Night of the Inane Comment III

Night of the Inane Comment II

Night of the Inane Comment I

4 Comments:

Blogger Boo! said...

I missed that scene with Harper and Bush... and you make me glad of it.

5/19/2006 9:39 PM  
Blogger Impulsivecompulsive said...

Erica: It was pretty pathetic. I miss Chretien. He was fun. And sarcastic and bitchy. I'm lonely without him.

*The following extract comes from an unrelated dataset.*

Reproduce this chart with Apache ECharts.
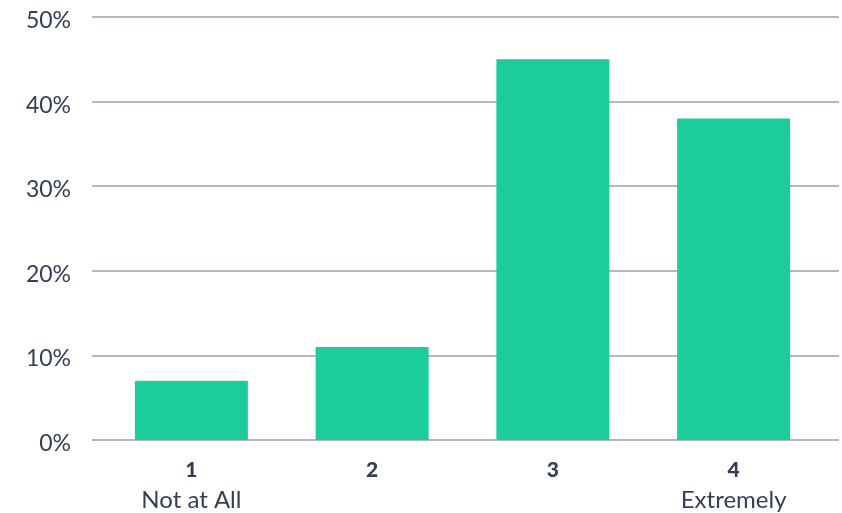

Sara: Sesame Street makes it look so easy. But no, it just doesn't work that way in reality.
Oh, and I got my mother a card once that said, "We had to get rid of the kids, the cat was allergic." I think that just about sums up her relationship with that beast.

5/21/2006 10:27 AM  
Blogger Impulsivecompulsive said...

Broken Angel: I'm actually kind of amazed that you find Maury less depressing then the news. You must have the ability to maintain your sense of humour in the face of complete and abject human de-evolution much longer than I.
I'm not saying Bush is better than Maury's guests, but I think they're probably running nose to nose, anyway.

5/26/2006 9:48 AM  
Blogger Impulsivecompulsive said...

BA: Jerry Springer was a political correspondant?
Hell, what does that say about the state of the media.